Popular among East African communities, the amphetamine-like drug khat was outlawed in the UK in June. Channel 4 News joined police in a crackdown on sellers.
Driving in north London with London’s Metropolitan Police, I was invited to film with them, writes Jamal Osman.
We are heading to an area that is popular with users and dealers of the drug – khat.
Khat is a stimulant; a plant that’s grown in Kenya. East African and Yemeni communities chew the green leaf, especially Somalis. It gives them a buzz and they use it socially in marfashes or khat houses.
Three months ago, the British government made it illegal: a class C drug. The decision brought the UK into line with most western countries.
With more than 40 officers involved, this is a big police operation, the first of its kind.
On the way to the area, Sergeant Matt Howard explained the operation: “What we are looking for are premises that are being used for consumption and possibly the supply of class C drug – khat.
“What we are looking to achieve today is seize any khat we come across and prosecute any offenders that we may encounter.”
Soon after, we arrive at the first raid and the police are here in force. The territorial support group or TSG – they usually deal with riots.

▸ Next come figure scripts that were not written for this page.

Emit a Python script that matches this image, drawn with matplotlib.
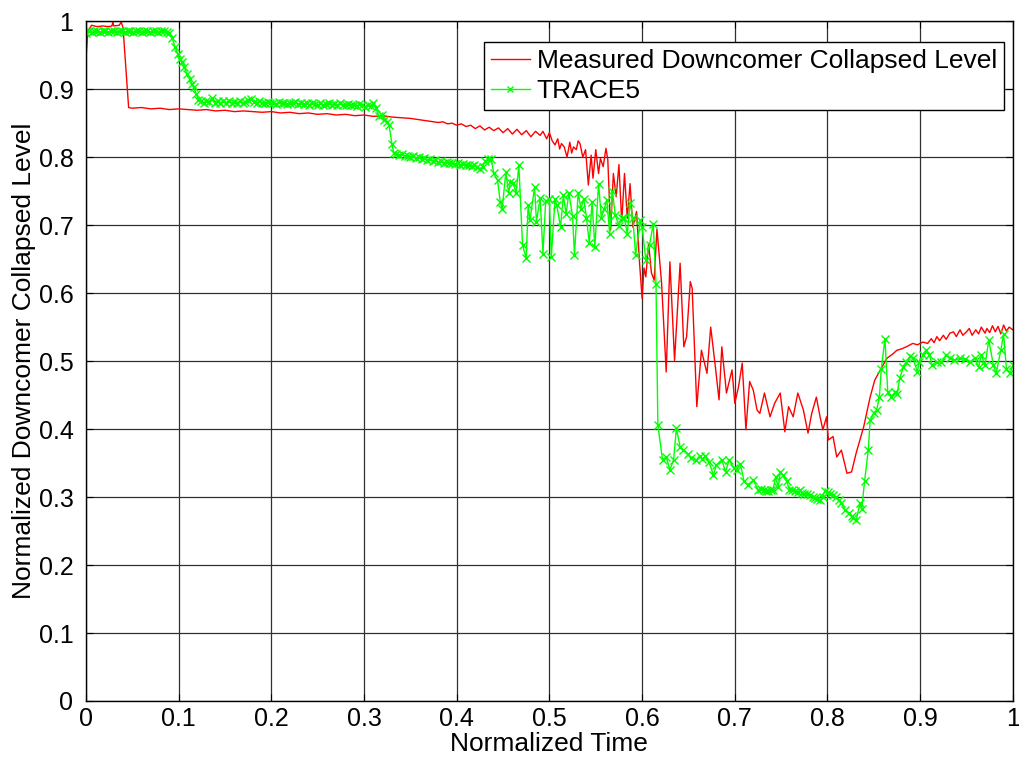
import matplotlib
matplotlib.use("Agg")
import matplotlib.pyplot as plt

plt.rcParams['font.family'] = ['Liberation Sans', 'DejaVu Sans']

# ---------------- data ----------------
measured_x = [0.000, 0.002, 0.006, 0.012, 0.018, 0.024, 0.028, 0.029, 0.030, 0.036, 0.038, 0.040, 0.046,
              0.05, 0.06, 0.07, 0.08, 0.09, 0.10, 0.11, 0.12, 0.13, 0.14, 0.15, 0.16, 0.17, 0.18, 0.19, 0.20,
              0.21, 0.22, 0.23, 0.24, 0.25, 0.26, 0.27, 0.28, 0.29, 0.30, 0.31, 0.32, 0.33, 0.34, 0.35, 0.36,
              0.37, 0.38, 0.385, 0.39, 0.395, 0.40, 0.405, 0.41, 0.415, 0.42, 0.425, 0.43, 0.435, 0.44, 0.445,
              0.45, 0.455, 0.46, 0.465, 0.47, 0.475, 0.48, 0.485, 0.490, 0.493, 0.497, 0.500, 0.503, 0.506, 0.509,
              0.511, 0.513, 0.516, 0.519, 0.522, 0.524, 0.526, 0.529, 0.531, 0.533, 0.536, 0.539, 0.542, 0.545, 0.547,
              0.550, 0.553, 0.555, 0.558, 0.561, 0.563, 0.566, 0.569, 0.572, 0.575, 0.578, 0.581, 0.584, 0.587,
              0.590, 0.594, 0.597, 0.600, 0.602, 0.604, 0.607, 0.610, 0.613, 0.616, 0.621, 0.626, 0.630, 0.635,
              0.641, 0.645, 0.648, 0.652, 0.654, 0.659, 0.664, 0.670, 0.674, 0.679, 0.683, 0.686, 0.691, 0.697,
              0.700, 0.704, 0.708, 0.712, 0.716, 0.720, 0.724, 0.727, 0.732, 0.738, 0.743, 0.749, 0.754, 0.758,
              0.763, 0.768, 0.774, 0.779, 0.783, 0.788, 0.792, 0.795, 0.799, 0.801, 0.806, 0.810, 0.815, 0.821,
              0.826, 0.831, 0.839, 0.846, 0.851, 0.857, 0.864, 0.870, 0.875, 0.880, 0.885, 0.892, 0.897, 0.903,
              0.908, 0.912, 0.915, 0.918, 0.921, 0.925, 0.928, 0.932, 0.936, 0.939, 0.943, 0.946, 0.950, 0.953,
              0.956, 0.960, 0.963, 0.966, 0.970, 0.972, 0.975, 0.978, 0.981, 0.984, 0.987, 0.990, 0.993, 0.996,
              1.000]
measured_y = [0.945, 0.985, 0.994, 0.992, 0.993, 0.992, 0.993, 0.999, 0.993, 0.994, 0.999, 0.990, 0.873,
              0.872, 0.873, 0.871, 0.872, 0.870, 0.871, 0.870, 0.869, 0.870, 0.868, 0.869, 0.867, 0.868, 0.867, 0.866, 0.867,
              0.865, 0.866, 0.864, 0.865, 0.863, 0.864, 0.862, 0.863, 0.861, 0.862, 0.860, 0.861, 0.859, 0.858, 0.857, 0.855,
              0.853, 0.851, 0.852, 0.849, 0.850, 0.847, 0.849, 0.845, 0.847, 0.842, 0.846, 0.840, 0.844, 0.839, 0.843,
              0.836, 0.842, 0.834, 0.841, 0.833, 0.839, 0.830, 0.838, 0.832, 0.838, 0.827, 0.836, 0.824, 0.818, 0.827,
              0.812, 0.820, 0.815, 0.800, 0.822, 0.806, 0.815, 0.811, 0.824, 0.820, 0.800, 0.811, 0.759, 0.803, 0.769,
              0.811, 0.776, 0.798, 0.786, 0.813, 0.796, 0.693, 0.776, 0.742, 0.789, 0.705, 0.776, 0.710, 0.761,
              0.697, 0.720, 0.649, 0.592, 0.637, 0.624, 0.673, 0.630, 0.619, 0.694, 0.615, 0.484, 0.646, 0.501,
              0.644, 0.521, 0.536, 0.617, 0.607, 0.433, 0.516, 0.482, 0.550, 0.492, 0.443, 0.521, 0.453, 0.487,
              0.438, 0.462, 0.497, 0.399, 0.470, 0.457, 0.428, 0.423, 0.453, 0.418, 0.438, 0.453, 0.396, 0.433,
              0.418, 0.453, 0.428, 0.394, 0.423, 0.447, 0.418, 0.399, 0.418, 0.384, 0.389, 0.359, 0.369, 0.335,
              0.337, 0.365, 0.403, 0.447, 0.472, 0.487, 0.504, 0.510, 0.516, 0.518, 0.521, 0.526, 0.524, 0.528,
              0.526, 0.533, 0.527, 0.536, 0.530, 0.538, 0.532, 0.541, 0.543, 0.536, 0.546, 0.538, 0.543, 0.548,
              0.538, 0.546, 0.540, 0.550, 0.541, 0.548, 0.542, 0.552, 0.543, 0.551, 0.540, 0.553, 0.544, 0.550,
              0.546]

trace_x = [0.000, 0.003, 0.006, 0.009, 0.012, 0.015, 0.018, 0.021, 0.024, 0.027, 0.030, 0.033, 0.036, 0.039,
           0.042, 0.045, 0.048, 0.051, 0.054, 0.057, 0.060, 0.063, 0.066, 0.069, 0.072, 0.075, 0.078, 0.081,
           0.084, 0.087, 0.090, 0.093, 0.096, 0.099, 0.101, 0.104, 0.106, 0.109, 0.112, 0.114, 0.116, 0.119,
           0.121, 0.124, 0.127, 0.130, 0.133, 0.136, 0.139, 0.142, 0.145, 0.148, 0.151, 0.154, 0.157, 0.160,
           0.163, 0.166, 0.169, 0.172, 0.175, 0.178, 0.181, 0.184, 0.187, 0.190, 0.193, 0.196, 0.199, 0.202,
           0.205, 0.208, 0.211, 0.214, 0.217, 0.220, 0.223, 0.226, 0.229, 0.232, 0.235, 0.238, 0.241, 0.244,
           0.247, 0.250, 0.253, 0.256, 0.259, 0.262, 0.265, 0.268, 0.271, 0.274, 0.277, 0.280, 0.283, 0.286,
           0.289, 0.292, 0.295, 0.298, 0.301, 0.304, 0.307, 0.310, 0.313, 0.316, 0.319, 0.322, 0.325, 0.327,
           0.330, 0.332, 0.335, 0.338, 0.341, 0.344, 0.347, 0.350, 0.353, 0.356, 0.359, 0.362, 0.365, 0.368,
           0.371, 0.374, 0.377, 0.380, 0.383, 0.386, 0.389, 0.392, 0.395, 0.398, 0.401, 0.404, 0.407, 0.410,
           0.413, 0.416, 0.419, 0.422, 0.425, 0.428, 0.431, 0.434, 0.437, 0.440, 0.444, 0.447, 0.449, 0.453,
           0.456, 0.458, 0.461, 0.464, 0.467, 0.471, 0.475, 0.477, 0.479, 0.484, 0.486, 0.490, 0.493, 0.496,
           0.500, 0.502, 0.506, 0.508, 0.512, 0.515, 0.518, 0.521, 0.525, 0.527, 0.531, 0.534, 0.537, 0.540,
           0.543, 0.546, 0.549, 0.553, 0.556, 0.559, 0.562, 0.565, 0.568, 0.571, 0.575, 0.578, 0.581, 0.584,
           0.587, 0.590, 0.593, 0.598, 0.600, 0.604, 0.608, 0.612, 0.615, 0.617, 0.622, 0.626, 0.630, 0.634,
           0.637, 0.641, 0.644, 0.649, 0.653, 0.658, 0.662, 0.665, 0.668, 0.672, 0.677, 0.680, 0.686, 0.690,
           0.694, 0.699, 0.702, 0.706, 0.710, 0.714, 0.720, 0.725, 0.728, 0.731, 0.734, 0.736, 0.739, 0.741,
           0.744, 0.747, 0.749, 0.752, 0.756, 0.759, 0.762, 0.765, 0.768, 0.770, 0.773, 0.775, 0.778, 0.781,
           0.784, 0.786, 0.789, 0.792, 0.795, 0.797, 0.801, 0.803, 0.806, 0.809, 0.812, 0.815, 0.819, 0.823,
           0.826, 0.828, 0.831, 0.835, 0.837, 0.840, 0.844, 0.846, 0.850, 0.853, 0.856, 0.858, 0.862, 0.865,
           0.869, 0.873, 0.875, 0.878, 0.882, 0.885, 0.889, 0.892, 0.897, 0.899, 0.903, 0.906, 0.910, 0.913,
           0.918, 0.923, 0.928, 0.932, 0.937, 0.943, 0.948, 0.954, 0.959, 0.963, 0.966, 0.970, 0.974, 0.979,
           0.982, 0.987, 0.990, 0.993, 0.997, 1.000]
trace_y = [0.982, 0.985, 0.984, 0.985, 0.985, 0.984, 0.985, 0.985, 0.984, 0.985, 0.985, 0.984, 0.985, 0.985,
           0.984, 0.985, 0.985, 0.984, 0.985, 0.985, 0.984, 0.985, 0.985, 0.984, 0.985, 0.985, 0.984, 0.985,
           0.985, 0.984, 0.982, 0.975, 0.962, 0.952, 0.945, 0.940, 0.932, 0.923, 0.915, 0.908, 0.903, 0.893,
           0.884, 0.882, 0.880, 0.883, 0.881, 0.887, 0.880, 0.882, 0.879, 0.882, 0.880, 0.883, 0.879, 0.881,
           0.880, 0.882, 0.879, 0.881, 0.884, 0.886, 0.881, 0.879, 0.882, 0.880, 0.879, 0.881, 0.879, 0.880,
           0.878, 0.881, 0.879, 0.880, 0.878, 0.880, 0.879, 0.881, 0.878, 0.880, 0.878, 0.879, 0.877, 0.880,
           0.878, 0.877, 0.879, 0.877, 0.878, 0.880, 0.877, 0.878, 0.876, 0.879, 0.877, 0.876, 0.878, 0.876,
           0.877, 0.875, 0.878, 0.876, 0.874, 0.877, 0.875, 0.879, 0.872, 0.860, 0.862, 0.855, 0.852, 0.847,
           0.820, 0.806, 0.805, 0.803, 0.804, 0.801, 0.802, 0.800, 0.801, 0.799, 0.800, 0.797, 0.799, 0.796,
           0.797, 0.794, 0.796, 0.793, 0.795, 0.792, 0.793, 0.791, 0.792, 0.790, 0.791, 0.789, 0.790, 0.788,
           0.789, 0.787, 0.788, 0.785, 0.783, 0.786, 0.795, 0.797, 0.798, 0.776, 0.766, 0.734, 0.724, 0.778,
           0.747, 0.764, 0.762, 0.747, 0.788, 0.671, 0.651, 0.729, 0.707, 0.756, 0.705, 0.740, 0.658, 0.736,
           0.738, 0.653, 0.738, 0.729, 0.697, 0.744, 0.717, 0.747, 0.713, 0.656, 0.748, 0.724, 0.739, 0.711,
           0.673, 0.734, 0.668, 0.761, 0.711, 0.723, 0.737, 0.687, 0.750, 0.715, 0.699, 0.711, 0.710, 0.687,
           0.733, 0.710, 0.656, 0.707, 0.697, 0.649, 0.671, 0.702, 0.613, 0.406, 0.355, 0.359, 0.340, 0.355,
           0.401, 0.374, 0.369, 0.364, 0.357, 0.354, 0.360, 0.356, 0.360, 0.352, 0.332, 0.347, 0.355, 0.337,
           0.355, 0.342, 0.340, 0.349, 0.323, 0.318, 0.325, 0.311, 0.312, 0.310, 0.309, 0.309, 0.311, 0.310,
           0.329, 0.315, 0.337, 0.332, 0.323, 0.311, 0.310, 0.309, 0.307, 0.310, 0.306, 0.305, 0.304, 0.303,
           0.300, 0.298, 0.297, 0.296, 0.300, 0.309, 0.308, 0.305, 0.303, 0.300, 0.296, 0.291, 0.281, 0.276,
           0.272, 0.269, 0.266, 0.291, 0.283, 0.323, 0.369, 0.413, 0.424, 0.428, 0.447, 0.488, 0.533, 0.455,
           0.447, 0.455, 0.451, 0.475, 0.492, 0.499, 0.507, 0.505, 0.484, 0.499, 0.509, 0.516, 0.509, 0.494,
           0.499, 0.499, 0.509, 0.505, 0.501, 0.504, 0.503, 0.499, 0.505, 0.491, 0.509, 0.494, 0.531, 0.494,
           0.482, 0.516, 0.540, 0.489, 0.482, 0.494]

x_ticks = [0, 0.1, 0.2, 0.3, 0.4, 0.5, 0.6, 0.7, 0.8, 0.9, 1]
y_ticks = [0, 0.1, 0.2, 0.3, 0.4, 0.5, 0.6, 0.7, 0.8, 0.9, 1]
tick_labels = ['0', '0.1', '0.2', '0.3', '0.4', '0.5', '0.6', '0.7', '0.8', '0.9', '1']

# ---------------- plot ----------------
fig = plt.figure(figsize=(10.2, 7.57), dpi=100)
ax = fig.add_axes([0.0843, 0.074, 0.9087, 0.898])

ax.plot(measured_x, measured_y, color=(1, 0, 0), lw=1.0,
        label='Measured Downcomer Collapsed Level')
ax.plot(trace_x, trace_y, color=(0, 1, 0), lw=1.0, marker='x', markersize=6,
        markeredgewidth=1.0, label='TRACE5')

ax.set_xlim(0, 1)
ax.set_ylim(0, 1)
ax.set_xticks(x_ticks)
ax.set_yticks(y_ticks)
ax.set_xticklabels(tick_labels)
ax.set_yticklabels(tick_labels)
ax.tick_params(direction='in', labelsize=18, length=5, top=True, right=True)
ax.tick_params(axis='y', pad=9)
ax.tick_params(axis='x', pad=4)
ax.grid(True, color='#303030', lw=0.9, ls='-')
ax.set_axisbelow(True)
for s in ax.spines.values():
    s.set_linewidth(1.0)
    s.set_color('black')

ax.set_xlabel('Normalized Time', fontsize=19, labelpad=1)
ax.set_ylabel('Normalized Downcomer Collapsed Level', fontsize=19, labelpad=2)

leg = ax.legend(loc='upper right', fontsize=19, frameon=True, fancybox=False,
                edgecolor='black', framealpha=1, borderpad=0.25, handlelength=1.5,
                handletextpad=0.25, labelspacing=0.25, markerscale=0.8,
                bbox_to_anchor=(0.990, 0.969), borderaxespad=0)
leg.get_frame().set_linewidth(1.0)
for h in leg.legend_handles:
    try:
        h.set_markevery([1])
    except Exception:
        pass

fig.savefig('out.png', dpi=100)
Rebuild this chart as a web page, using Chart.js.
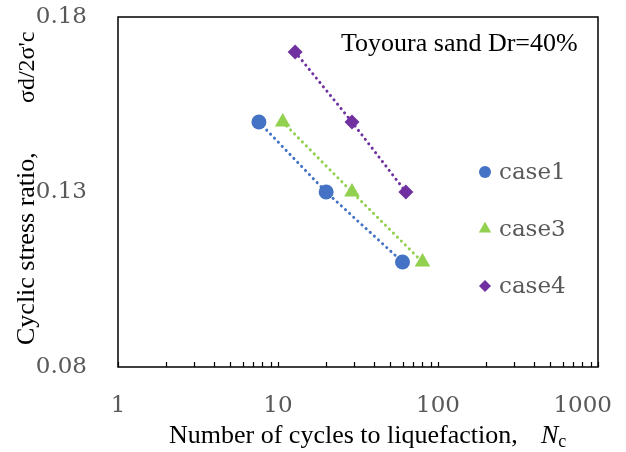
<!DOCTYPE html>
<html>
<head>
<meta charset="utf-8">
<script src="https://cdn.jsdelivr.net/npm/chart.js@4.4.0/dist/chart.umd.min.js"></script>
<style>
  html, body { margin: 0; padding: 0; background: #fff; }
  #wrap { width: 626px; height: 452px; }
</style>
</head>
<body>
<div id="wrap"><canvas id="c" width="626" height="452"></canvas></div>
<script>
// данные с графика
const case1N = [7.6, 20, 60];
const case1CSR = [0.15, 0.13, 0.11];
const case3N = [10.7, 29, 80];
const case3CSR = [0.15, 0.13, 0.11];
const case4N = [12.8, 29, 63];
const case4CSR = [0.17, 0.15, 0.13];

const xTicks = [1, 2, 3, 4, 5, 6, 7, 8, 9, 10, 20, 30, 40, 50, 60, 70, 80, 90, 100,
                200, 300, 400, 500, 600, 700, 800, 900, 1000];
const xLabels = [1, 10, 100, 1000];
const yTicks = [0.08, 0.13, 0.18];

const labelFont = '"DejaVu Serif", serif';
const textFont = '"Liberation Serif", "Times New Roman", serif';

function pts(xs, ys) {
  return xs.map((x, i) => ({ x: x, y: ys[i] }));
}

function series(label, xs, ys, color, style, r) {
  return {
    label: label,
    data: pts(xs, ys),
    showLine: true,
    borderColor: color,
    backgroundColor: color,
    borderWidth: 3,
    borderDash: [0.1, 5.5],
    borderCapStyle: 'round',
    pointStyle: style,
    pointRadius: r,
    pointHoverRadius: r,
    pointBorderWidth: 0,
    pointBackgroundColor: color
  };
}

function noPad(scale) {
  scale.paddingTop = 0;
  scale.paddingBottom = 0;
  scale.paddingLeft = 0;
  scale.paddingRight = 0;
}

// рамка, засечки, подписи осей и легенда
const decor = {
  id: 'decor',
  afterDraw(chart) {
    const ctx = chart.ctx;
    const a = chart.chartArea;
    const xs = chart.scales.x;
    ctx.save();
    ctx.strokeStyle = '#000';
    ctx.lineWidth = 1.5;
    ctx.strokeRect(a.left, a.top, a.right - a.left, a.bottom - a.top);

    ctx.lineWidth = 1.2;
    xTicks.forEach(v => {
      const px = Math.round(xs.getPixelForValue(v)) + 0.5;
      ctx.beginPath();
      ctx.moveTo(px, a.bottom);
      ctx.lineTo(px, a.bottom - 5);
      ctx.stroke();
    });

    // подписи делений X
    ctx.font = '23px ' + labelFont;
    ctx.fillStyle = '#595959';
    ctx.textBaseline = 'middle';
    ctx.textAlign = 'center';
    xLabels.forEach(v => {
      const w = ctx.measureText(String(v)).width;
      let px = xs.getPixelForValue(v);
      px = Math.min(px, 612 - w / 2);
      ctx.fillText(String(v), px, 406);
    });

    // подпись оси X
    ctx.fillStyle = '#000';
    ctx.textBaseline = 'alphabetic';
    ctx.textAlign = 'left';
    const yb = 443;
    ctx.font = '26px ' + textFont;
    ctx.fillText('Number of cycles to liquefaction,', 169, yb, 356);
    ctx.font = 'italic 26px ' + textFont;
    ctx.fillText('N', 541, yb);
    const wn = ctx.measureText('N').width;
    ctx.font = '18px ' + textFont;
    ctx.fillText('c', 541 + wn, yb + 4);

    // подпись оси Y
    ctx.save();
    ctx.translate(34, 0);
    ctx.rotate(-Math.PI / 2);
    ctx.font = '26px ' + textFont;
    ctx.textAlign = 'left';
    ctx.fillText('Cyclic stress ratio,', -345, 0, 205);
    ctx.font = '24px ' + textFont;
    ctx.fillText('\u03c3d/2\u03c3\'c', -103, 0);
    ctx.restore();

    // надпись
    ctx.font = '26px ' + textFont;
    ctx.textAlign = 'left';
    ctx.fillText('Toyoura sand Dr=40%', 341, 51, 243);

    // легенда
    const rows = [172, 229, 286];
    ctx.font = '23px ' + labelFont;
    ctx.textBaseline = 'middle';
    chart.data.datasets.forEach((ds, i) => {
      ctx.fillStyle = ds.backgroundColor;
      Chart.helpers.drawPoint(ctx, {
        pointStyle: ds.pointStyle,
        radius: ds.pointRadius * 0.8,
        borderWidth: 0
      }, 485, rows[i]);
      ctx.fillStyle = '#595959';
      ctx.fillText(ds.label, 499, rows[i] + 1);
    });
    ctx.restore();
  }
};

new Chart(document.getElementById('c'), {
  type: 'scatter',
  data: {
    datasets: [
      series('case1', case1N, case1CSR, '#4472C4', 'circle', 7.5),
      series('case3', case3N, case3CSR, '#92D050', 'triangle', 9),
      series('case4', case4N, case4CSR, '#7030A0', 'rectRot', 7.5)
    ]
  },
  options: {
    responsive: false,
    animation: false,
    layout: { padding: { left: 0, right: 28, top: 17, bottom: 0 } },
    plugins: {
      legend: { display: false },
      tooltip: { enabled: false }
    },
    scales: {
      x: {
        type: 'logarithmic',
        min: 1,
        max: 1000,
        afterBuildTicks(scale) {
          scale.ticks = xTicks.map(v => ({ value: v }));
        },
        afterFit(scale) { scale.height = 85; noPad(scale); },
        grid: { display: false, drawTicks: false },
        border: { display: false },
        ticks: { display: false }
      },
      y: {
        min: 0.08,
        max: 0.18,
        afterBuildTicks(scale) {
          scale.ticks = yTicks.map(v => ({ value: v }));
        },
        afterFit(scale) { scale.width = 118; noPad(scale); },
        grid: { display: false, drawTicks: false },
        border: { display: false },
        ticks: {
          padding: 31,
          color: '#595959',
          font: { family: labelFont, size: 23 },
          callback: v => v.toFixed(2)
        }
      }
    }
  },
  plugins: [decor]
});
</script>
</body>
</html>
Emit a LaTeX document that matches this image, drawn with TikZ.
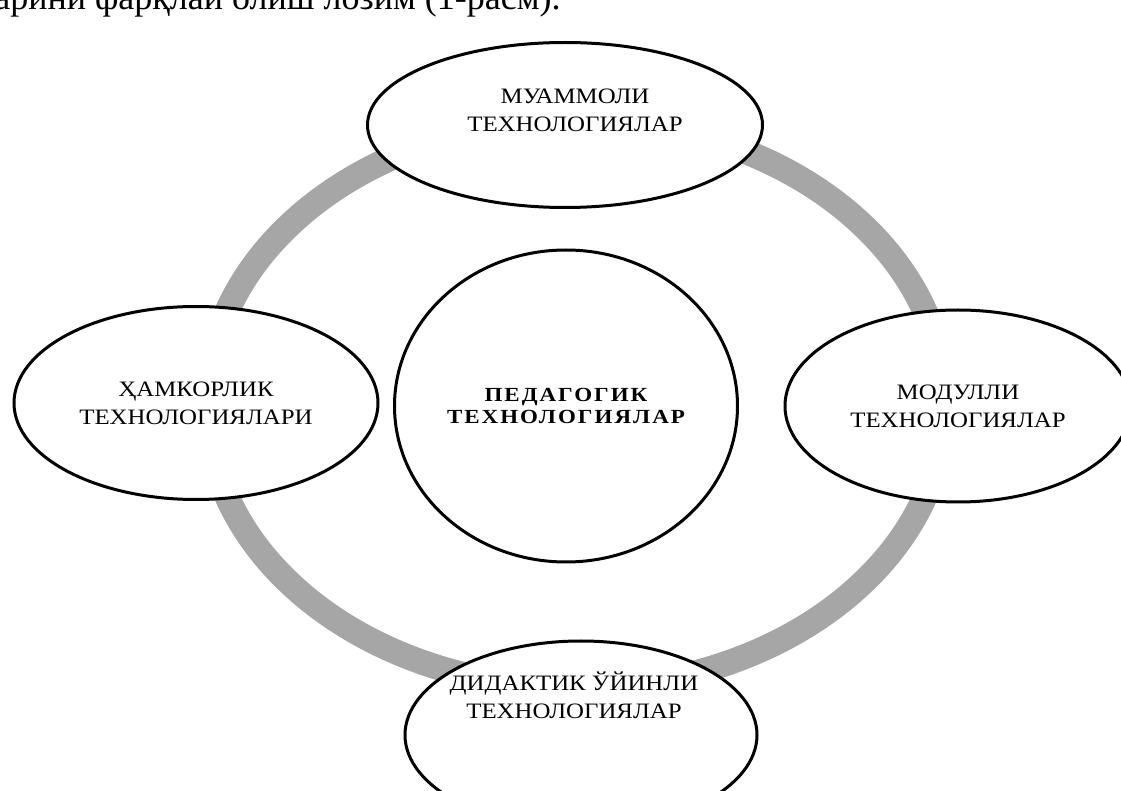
\documentclass[tikz,border=0pt]{standalone}
\usepackage{fontspec}
\setmainfont{Liberation Serif}
\newfontfamily\ovalfont[FakeStretch=1.13]{Liberation Serif}
\newfontfamily\hubfont[FakeStretch=1.15,LetterSpace=10]{Liberation Serif}
\usetikzlibrary{shapes.geometric}
\definecolor{ringgray}{RGB}{166,166,166}

\begin{document}
\begin{tikzpicture}
[
	              x = 0.5pt,
	              y = -0.5pt,
	     oval/.style = { draw=black, line width=1.5pt, fill=white, ellipse, inner sep=0pt, align=center, font=\ovalfont\fontsize{11}{14}\selectfont },
	 ovaltext/.style = { inner sep=0pt, align=center, font=\ovalfont\fontsize{11}{14}\selectfont },
	      hub/.style = { oval, font=\hubfont\bfseries\fontsize{10}{11}\selectfont },
	  toptext/.style = { anchor=base west, inner sep=0pt, font=\fontsize{18}{21}\selectfont }
]
	\useasboundingbox (0,0) rectangle (1121,791);

	% line of running text, cut by the page edge
	\node (T1) at (-6,10) [toptext] {арини фарқлай олиш лозим (1-расм).};

	% ring
	\draw [ringgray, line width=12.5pt] (576,404) ellipse [x radius=184.5pt, y radius=142pt];

	% nodes
	\node (C) at (566,406) [hub, minimum width=171.5pt, minimum height=156pt] {ПЕДАГОГИК\\ТЕХНОЛОГИЯЛАР};
	\node (M) at (565,125) [oval, minimum width=197.5pt, minimum height=82.5pt,
		label={[ovaltext, xshift=5pt, yshift=7.5pt]center:МУАММОЛИ\\ТЕХНОЛОГИЯЛАР}] {};
	\node (H) at (196,403) [oval, minimum width=182pt, minimum height=96.5pt] {ҲАМКОРЛИК\\ТЕХНОЛОГИЯЛАРИ};
	\node (U) at (958,406) [oval, minimum width=173pt, minimum height=96pt] {МОДУЛЛИ\\ТЕХНОЛОГИЯЛАР};
	\node (D) at (581,735) [oval, minimum width=176pt, minimum height=94pt,
		label={[ovaltext, xshift=-3.5pt, yshift=20pt]center:ДИДАКТИК ЎЙИНЛИ\\ТЕХНОЛОГИЯЛАР}] {};
\end{tikzpicture}
\end{document}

Read more: Khat producers left high and dry after ban
But there was no need to break in as the door was open. Not much is found. The police decide it’s just for personal use. This time the occupant gets away with a warning.
The police move onto the next raid and enter a couple of shops on Church Road in Harlesden that police believe are being used as a place to sell the khat drug.
On the outside of one of them is a halal sign. But what’s on offer inside – khat – is most definitely not.
It’s a restaurant, serving traditional Somali lunch, rice, meat, banana – with a bag of khat available on request. Now it is a crime scene. Police bags full of khat marked “police evidence” are on a table.
Later, a Somali woman is led away, while men look on. The vast majority of the community are in support of the ban.
People like Burhan Jama told me they are behind the police action: “I’m happy if it’s stopping khat because it’s killing my people.”
Before the ban on khat came in, 20 tonnes of the plant would land at Heathrow Airport every day. A bundle of khat used to be sold for £3. Now it’s as much as £30.
Several premises in Harlesden were the focus of the police operation. Three arrests were made, others were warned.
But the real purpose of the police action was to send out a message to khat dealers and users that khat is no longer legal and that the police would enforce the law.
For now, smugglers are finding a way to bring khat into the country, often packaging it as Chinese tea.
But the police say with the support from the Somali community they will reduce khat use.